Code that draws figures
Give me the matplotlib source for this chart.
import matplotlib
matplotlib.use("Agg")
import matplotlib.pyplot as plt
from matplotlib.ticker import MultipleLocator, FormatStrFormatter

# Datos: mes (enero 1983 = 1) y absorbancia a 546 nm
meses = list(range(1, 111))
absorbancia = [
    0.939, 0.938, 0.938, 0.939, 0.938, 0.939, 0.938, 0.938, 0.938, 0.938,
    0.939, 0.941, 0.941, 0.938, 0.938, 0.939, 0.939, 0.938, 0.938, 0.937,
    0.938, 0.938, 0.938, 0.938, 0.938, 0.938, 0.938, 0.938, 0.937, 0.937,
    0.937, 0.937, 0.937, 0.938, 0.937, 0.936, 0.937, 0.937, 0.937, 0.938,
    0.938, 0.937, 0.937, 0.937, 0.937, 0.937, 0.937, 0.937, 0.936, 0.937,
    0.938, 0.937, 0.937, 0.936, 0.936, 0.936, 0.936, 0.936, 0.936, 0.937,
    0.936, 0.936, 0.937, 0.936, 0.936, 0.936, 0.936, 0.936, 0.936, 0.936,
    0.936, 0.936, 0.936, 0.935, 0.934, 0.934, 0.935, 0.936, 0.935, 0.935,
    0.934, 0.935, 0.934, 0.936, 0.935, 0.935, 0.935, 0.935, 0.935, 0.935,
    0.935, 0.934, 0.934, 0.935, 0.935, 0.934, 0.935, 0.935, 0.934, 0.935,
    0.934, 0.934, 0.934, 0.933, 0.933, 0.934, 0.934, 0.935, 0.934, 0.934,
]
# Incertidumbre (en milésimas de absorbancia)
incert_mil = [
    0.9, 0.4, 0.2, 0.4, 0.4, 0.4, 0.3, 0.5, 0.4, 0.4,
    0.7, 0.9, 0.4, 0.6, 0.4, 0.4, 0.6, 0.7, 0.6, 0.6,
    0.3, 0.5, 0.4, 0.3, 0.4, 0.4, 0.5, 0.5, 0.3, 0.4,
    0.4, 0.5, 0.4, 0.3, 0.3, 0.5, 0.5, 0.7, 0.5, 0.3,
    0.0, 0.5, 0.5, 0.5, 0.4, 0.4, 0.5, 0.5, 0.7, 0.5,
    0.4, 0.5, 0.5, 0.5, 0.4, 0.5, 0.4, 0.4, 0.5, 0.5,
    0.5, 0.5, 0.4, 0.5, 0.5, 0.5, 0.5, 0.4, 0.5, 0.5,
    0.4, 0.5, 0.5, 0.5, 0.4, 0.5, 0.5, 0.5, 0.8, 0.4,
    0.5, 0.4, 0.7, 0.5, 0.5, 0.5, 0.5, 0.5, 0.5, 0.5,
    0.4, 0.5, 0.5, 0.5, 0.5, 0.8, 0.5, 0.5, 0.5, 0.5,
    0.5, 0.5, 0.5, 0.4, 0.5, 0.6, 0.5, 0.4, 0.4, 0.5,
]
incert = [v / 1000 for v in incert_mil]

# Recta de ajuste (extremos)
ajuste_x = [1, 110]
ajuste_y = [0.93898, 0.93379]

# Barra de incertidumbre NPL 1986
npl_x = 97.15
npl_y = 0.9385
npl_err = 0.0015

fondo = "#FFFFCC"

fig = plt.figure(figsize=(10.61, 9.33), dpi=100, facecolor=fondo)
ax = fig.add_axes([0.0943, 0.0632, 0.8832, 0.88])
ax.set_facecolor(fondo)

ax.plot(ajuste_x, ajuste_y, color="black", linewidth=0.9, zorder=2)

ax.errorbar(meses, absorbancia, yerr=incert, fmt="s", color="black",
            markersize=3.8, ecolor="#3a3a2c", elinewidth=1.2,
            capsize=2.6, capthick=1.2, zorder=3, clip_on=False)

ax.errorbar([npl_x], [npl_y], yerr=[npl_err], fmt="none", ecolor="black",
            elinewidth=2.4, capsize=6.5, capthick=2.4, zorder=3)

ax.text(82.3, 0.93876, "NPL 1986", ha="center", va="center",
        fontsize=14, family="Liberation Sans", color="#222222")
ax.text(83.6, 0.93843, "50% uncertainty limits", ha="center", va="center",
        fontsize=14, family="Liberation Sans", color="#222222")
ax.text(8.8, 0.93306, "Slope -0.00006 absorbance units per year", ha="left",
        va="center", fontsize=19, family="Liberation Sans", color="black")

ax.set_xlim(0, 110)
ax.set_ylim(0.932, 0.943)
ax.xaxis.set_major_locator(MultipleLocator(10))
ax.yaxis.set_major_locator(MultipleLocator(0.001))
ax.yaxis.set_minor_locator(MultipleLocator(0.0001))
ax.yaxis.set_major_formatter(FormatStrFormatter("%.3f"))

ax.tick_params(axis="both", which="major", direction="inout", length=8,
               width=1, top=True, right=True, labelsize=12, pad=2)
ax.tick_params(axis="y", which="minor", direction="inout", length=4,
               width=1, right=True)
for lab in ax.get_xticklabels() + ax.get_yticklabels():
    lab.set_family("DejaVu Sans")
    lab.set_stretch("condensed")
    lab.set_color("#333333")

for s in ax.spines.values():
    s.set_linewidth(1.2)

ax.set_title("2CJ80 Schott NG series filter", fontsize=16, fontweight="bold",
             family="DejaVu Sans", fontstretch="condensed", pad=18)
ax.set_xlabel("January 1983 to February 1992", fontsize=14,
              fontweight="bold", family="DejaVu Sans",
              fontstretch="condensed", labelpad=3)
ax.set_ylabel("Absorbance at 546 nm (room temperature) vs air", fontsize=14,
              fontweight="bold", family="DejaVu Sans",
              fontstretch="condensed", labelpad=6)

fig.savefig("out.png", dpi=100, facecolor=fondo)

...

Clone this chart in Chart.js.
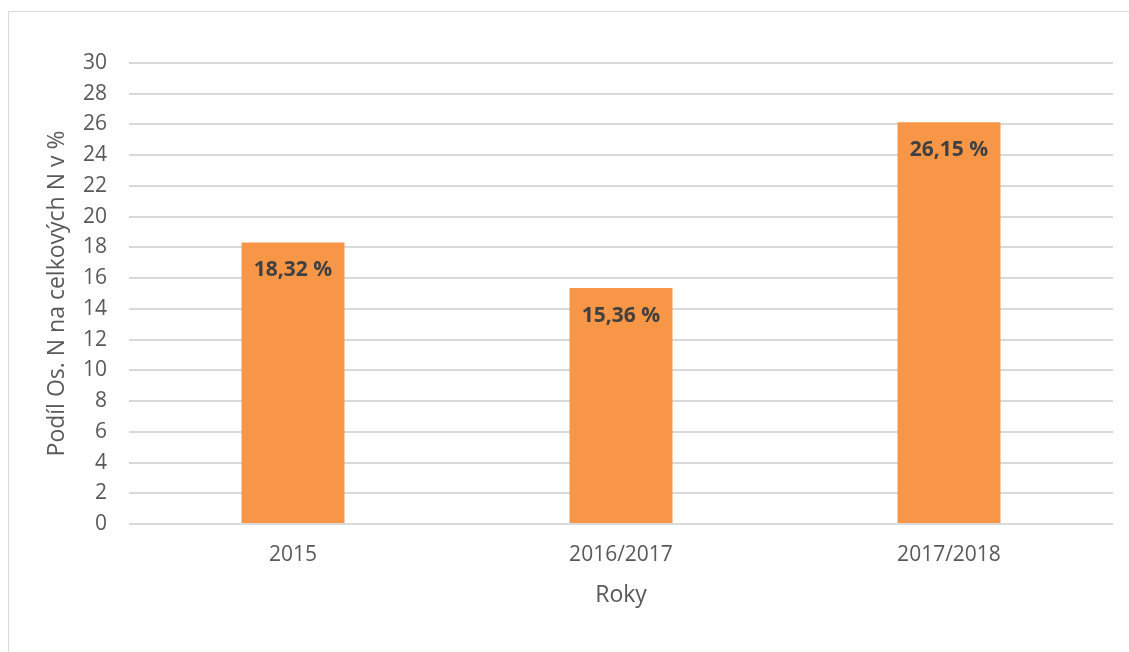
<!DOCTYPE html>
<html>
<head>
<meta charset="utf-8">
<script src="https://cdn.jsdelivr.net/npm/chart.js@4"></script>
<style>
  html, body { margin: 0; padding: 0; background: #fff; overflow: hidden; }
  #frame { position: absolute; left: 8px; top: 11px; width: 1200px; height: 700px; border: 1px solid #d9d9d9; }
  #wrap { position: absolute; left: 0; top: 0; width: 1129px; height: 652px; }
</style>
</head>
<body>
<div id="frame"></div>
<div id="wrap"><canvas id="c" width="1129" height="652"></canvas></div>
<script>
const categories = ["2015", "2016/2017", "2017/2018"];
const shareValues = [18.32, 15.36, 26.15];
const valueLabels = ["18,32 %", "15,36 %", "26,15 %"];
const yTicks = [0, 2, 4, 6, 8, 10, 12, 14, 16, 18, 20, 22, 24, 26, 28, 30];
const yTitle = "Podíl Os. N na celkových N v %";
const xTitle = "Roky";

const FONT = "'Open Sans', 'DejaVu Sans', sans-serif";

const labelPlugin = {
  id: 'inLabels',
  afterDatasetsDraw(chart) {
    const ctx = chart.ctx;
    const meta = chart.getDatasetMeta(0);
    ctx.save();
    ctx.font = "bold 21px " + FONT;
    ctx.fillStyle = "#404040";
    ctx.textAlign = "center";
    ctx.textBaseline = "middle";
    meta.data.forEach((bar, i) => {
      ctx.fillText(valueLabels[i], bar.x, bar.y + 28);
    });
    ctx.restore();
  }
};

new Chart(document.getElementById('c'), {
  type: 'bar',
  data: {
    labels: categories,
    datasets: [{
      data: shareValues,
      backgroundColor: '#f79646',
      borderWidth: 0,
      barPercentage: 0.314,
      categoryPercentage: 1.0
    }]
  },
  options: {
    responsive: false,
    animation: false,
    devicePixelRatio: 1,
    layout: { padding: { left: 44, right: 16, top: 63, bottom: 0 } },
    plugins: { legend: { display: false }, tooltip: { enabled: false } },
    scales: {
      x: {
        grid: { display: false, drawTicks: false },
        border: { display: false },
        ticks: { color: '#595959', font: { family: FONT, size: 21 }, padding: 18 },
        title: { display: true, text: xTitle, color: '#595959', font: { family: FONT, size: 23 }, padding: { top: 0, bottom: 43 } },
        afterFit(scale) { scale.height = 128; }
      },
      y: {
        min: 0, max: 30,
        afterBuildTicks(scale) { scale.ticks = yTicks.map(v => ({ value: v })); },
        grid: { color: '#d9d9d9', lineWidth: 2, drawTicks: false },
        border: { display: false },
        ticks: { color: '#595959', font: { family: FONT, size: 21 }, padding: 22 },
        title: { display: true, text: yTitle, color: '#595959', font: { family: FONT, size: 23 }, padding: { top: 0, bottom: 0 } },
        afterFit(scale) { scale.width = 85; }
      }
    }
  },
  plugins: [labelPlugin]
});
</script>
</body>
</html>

Goal of the exercise — In the listing above, find the lines holding the word "this" and copy them.

Task response —
Give me the matplotlib source for this chart.
Clone this chart in Chart.js.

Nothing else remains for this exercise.